## What is being asked
Copy exactly the lines from the line containing "Emit a Python" to the line containing "ic50 = [16.1, 20.6, 27.8, 38.0]", both lines included, and omit any pictures.

## Provided data
▬▬▬

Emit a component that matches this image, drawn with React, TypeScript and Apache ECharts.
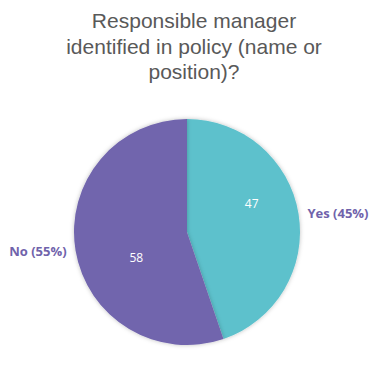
import React, { useEffect, useRef } from "react";
import * as echarts from "echarts";

const titleLines = ["Responsible manager", "identified in policy (name or", "position)?"];
const categories = ["Yes", "No"];
const values = [47, 58];
const colors = ["#5DC1CC", "#7165AD"];

export default function App() {
  const ref = useRef<HTMLDivElement>(null);
  useEffect(() => {
    if (!ref.current) return;
    const chart = echarts.init(ref.current, undefined, { renderer: "svg" });
    const total = values.reduce((a, b) => a + b, 0);
    const insideOffsets = [[6, -19], [8, 16]];
    const center = [187, 232];
    const radius = 113;
    chart.setOption({
      animation: false,
      title: {
        text: titleLines.join("\n"),
        left: "center",
        top: 3,
        padding: [5, 19, 5, 5],
        textStyle: {
          fontFamily: "Liberation Sans, Arial, sans-serif",
          fontSize: 21,
          lineHeight: 25.5,
          fontWeight: "normal",
          color: "#595959",
        },
      },
      series: [
        {
          type: "pie",
          center,
          radius,
          startAngle: 90,
          clockwise: true,
          itemStyle: {
            borderWidth: 0,
            shadowBlur: 4,
            shadowColor: "rgba(0,0,0,0.25)",
          },
          label: {
            show: true,
            position: "inside",
            formatter: "{c}",
            color: "#ffffff",
            fontFamily: "Open Sans, sans-serif",
            fontSize: 12,
          },
          labelLine: { show: false },
          data: categories.map((c, i) => ({
            name: c,
            value: values[i],
            itemStyle: { color: colors[i] },
            label: { offset: insideOffsets[i] },
          })),
        },
        {
          type: "pie",
          center,
          radius,
          startAngle: 90,
          clockwise: true,
          silent: true,
          itemStyle: { color: "rgba(0,0,0,0)" },
          label: {
            show: true,
            position: "outside",
            formatter: (p: any) => `${p.name} (${Math.round((p.value / total) * 100)}%)`,
            color: "#7063AB",
            fontFamily: "Open Sans, sans-serif",
            fontWeight: "bold",
            fontSize: 13,
            overflow: "none",
            bleedMargin: 0,
          },
          labelLine: { show: false, length: 2, length2: 2 },
          data: categories.map((c, i) => ({ name: c, value: values[i] })),
        },
      ],
    });
    return () => chart.dispose();
  }, []);
  return (
    <div
      ref={ref}
      style={{ position: "fixed", left: 0, top: 0, width: 388, height: 376, background: "#ffffff" }}
    />
  );
}
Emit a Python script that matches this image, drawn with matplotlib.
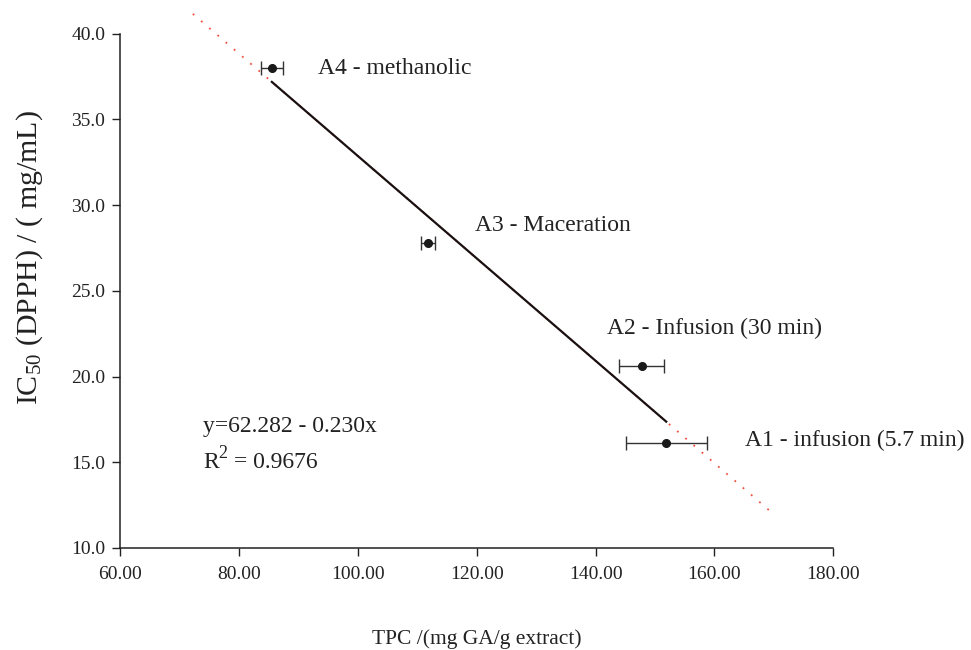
import numpy as np
import matplotlib.pyplot as plt

plt.rcParams['font.family'] = ['Liberation Serif', 'DejaVu Serif']
plt.rcParams['mathtext.fontset'] = 'custom'
plt.rcParams['mathtext.rm'] = 'Liberation Serif'
plt.rcParams['mathtext.it'] = 'Liberation Serif:italic'

# ---- data ----
labels = ['A1 - infusion (5.7 min)', 'A2 - Infusion (30 min)', 'A3 - Maceration', 'A4 - methanolic']
tpc = [151.9, 147.8, 111.8, 85.5]
tpc_err = [6.8, 3.8, 1.2, 1.8]
ic50 = [16.1, 20.6, 27.8, 38.0]

# label anchor points (data coords)
label_x = [165.2, 141.9, 119.7, 93.3]
label_y = [16.3, 22.8, 28.8, 38.0]

trend_span = [72.2, 169.4]   # dotted trendline extent
eq_text = 'y=62.282 - 0.230x'
r2_value = '0.9676'

# ---- linear fit ----
slope, intercept = np.polyfit(tpc, ic50, 1)

fig = plt.figure(figsize=(9.71, 6.5), dpi=100)
ax = fig.add_axes([0.124, 0.157, 0.734, 0.791])

# dotted extension (red) and solid fit across data range
xs = np.array(trend_span)
ax.plot(xs, intercept + slope * xs, ls=(0, (1, 5)), color='#f05040', lw=1.3, clip_on=False, zorder=2)
xd = np.array([min(tpc), max(tpc)])
ax.plot(xd, intercept + slope * xd, color='#1a1010', lw=1.6, zorder=3)

ax.errorbar(tpc, ic50, xerr=tpc_err, fmt='o', color='#1a1a1a', ecolor='#333333',
            ms=5.5, elinewidth=1.0, capsize=5, capthick=1.0, zorder=4)

for lab, lx, ly in zip(labels, label_x, label_y):
    ax.text(lx, ly, lab, fontsize=17, va='center', ha='left', color='#222222')

ax.text(73.9, 17.1, eq_text, fontsize=17, va='center', ha='left', color='#222222')
# R^2 line: larger superscript like the reference
ax.text(73.9, 15.0, 'R', fontsize=17, va='center', ha='left', color='#222222')
ax.annotate('2', (73.9, 15.0), xytext=(11, 6), textcoords='offset points',
            fontsize=13, va='center', ha='left', color='#222222')
ax.annotate('= ' + r2_value, (73.9, 15.0), xytext=(22.5, 0), textcoords='offset points',
            fontsize=17, va='center', ha='left', color='#222222')

ax.set_xlim(60, 180)
ax.set_ylim(10, 40)
ax.set_xticks(np.arange(60, 181, 20))
ax.set_yticks(np.arange(10, 41, 5))
ax.set_xticklabels([f'{v:.2f}' for v in np.arange(60, 181, 20)])
ax.set_yticklabels([f'{v:.1f}' for v in np.arange(10, 41, 5)])
ax.tick_params(axis='both', direction='out', length=6, width=1, labelsize=14,
               colors='#222222')
ax.tick_params(axis='x', pad=7)
ax.tick_params(axis='y', pad=5)

for s in ['top', 'right']:
    ax.spines[s].set_visible(False)
for s in ['left', 'bottom']:
    ax.spines[s].set_linewidth(1.1)
    ax.spines[s].set_color('#222222')

ax.set_xlabel('TPC /(mg GA/g extract)', fontsize=15.5, color='#222222')
ax.xaxis.set_label_coords(0.5, -0.158)
ax.set_ylabel('IC$_{50}$ (DPPH) / ( mg/mL)', fontsize=21.5, color='#222222')
ax.yaxis.set_label_coords(-0.106, 0.564)

fig.savefig('out.png', dpi=100)
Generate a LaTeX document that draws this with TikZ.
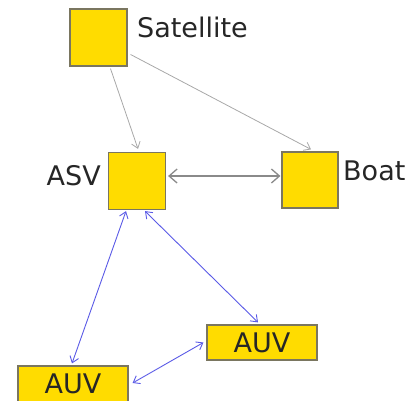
\documentclass[tikz,border=0pt]{standalone}
\usepackage{fontspec}
\setmainfont{DejaVu Sans}
\usetikzlibrary{arrows.meta}
\definecolor{boxfill}{HTML}{FFDC00}
\definecolor{boxline}{HTML}{7A7660}
\definecolor{lgray}{HTML}{A8A8A8}
\definecolor{mgray}{HTML}{8A8A8A}
\definecolor{lblue}{HTML}{5A5AE6}
\tikzset{
  unitbox/.style={draw=boxline, fill=boxfill, line width=1.2pt, inner sep=0pt, text=black!85},
  sq/.style={unitbox, minimum width=57pt, minimum height=57pt},
  rectbox/.style={unitbox, minimum width=110pt, minimum height=35pt, font=\fontsize{27}{32}\selectfont},
  lbl/.style={inner sep=0pt, text=black!85, font=\fontsize{27}{32}\selectfont},
  thinarrow/.style={lgray, line width=0.8pt, -{Straight Barb[length=6pt,width=9pt]}},
  midarrow/.style={mgray, line width=1.3pt, {Straight Barb[length=8pt,width=14pt]}-{Straight Barb[length=8pt,width=14pt]}},
  bluearrow/.style={lblue, line width=0.9pt, {Straight Barb[length=6pt,width=9pt]}-{Straight Barb[length=6pt,width=9pt]}}
}
\begin{document}
\begin{tikzpicture}[x=1pt,y=-1pt]
\useasboundingbox (0,0) rectangle (419,400);
\node[sq] (sat) at (98.5,37.5) {};
\node[sq] (asv) at (137,181) {};
\node[sq, minimum width=56pt, minimum height=56pt] (boat) at (310,180) {};
\node[rectbox] (auvr) at (262,342.5) {AUV};
\node[rectbox, minimum height=36pt] (auvl) at (73,384) {AUV};
\node[lbl, anchor=base west] (satl) at (137,37) {Satellite};
\node[lbl, anchor=base east] (asvl) at (101,185) {ASV};
\node[lbl, anchor=base west] (boatl) at (343,180) {Boat};
\draw[thinarrow] ([xshift=12pt,yshift=-2pt]sat.south) -- ([xshift=1pt,yshift=3pt]asv.north);
\draw[thinarrow] ([xshift=3pt,yshift=-17pt]sat.east) -- ([xshift=1pt,yshift=2pt]boat.north);
\draw[midarrow] ([xshift=2pt,yshift=5pt]asv.east) -- ([xshift=-1pt,yshift=4pt]boat.west);
\draw[bluearrow] ([xshift=-11pt,yshift=-1pt]asv.south) -- ([xshift=-1pt,yshift=2pt]auvl.north);
\draw[bluearrow] ([xshift=8pt,yshift=-1pt]asv.south) -- ([xshift=-4pt,yshift=2pt]auvr.north);
\draw[bluearrow] ([xshift=4pt,yshift=1pt]auvl.east) -- ([xshift=-3pt]auvr.west);
\end{tikzpicture}
\end{document}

▬▬▬

## Result for this task
Emit a Python script that matches this image, drawn with matplotlib.
import numpy as np
import matplotlib.pyplot as plt

plt.rcParams['font.family'] = ['Liberation Serif', 'DejaVu Serif']
plt.rcParams['mathtext.fontset'] = 'custom'
plt.rcParams['mathtext.rm'] = 'Liberation Serif'
plt.rcParams['mathtext.it'] = 'Liberation Serif:italic'

# ---- data ----
labels = ['A1 - infusion (5.7 min)', 'A2 - Infusion (30 min)', 'A3 - Maceration', 'A4 - methanolic']
tpc = [151.9, 147.8, 111.8, 85.5]
tpc_err = [6.8, 3.8, 1.2, 1.8]
ic50 = [16.1, 20.6, 27.8, 38.0]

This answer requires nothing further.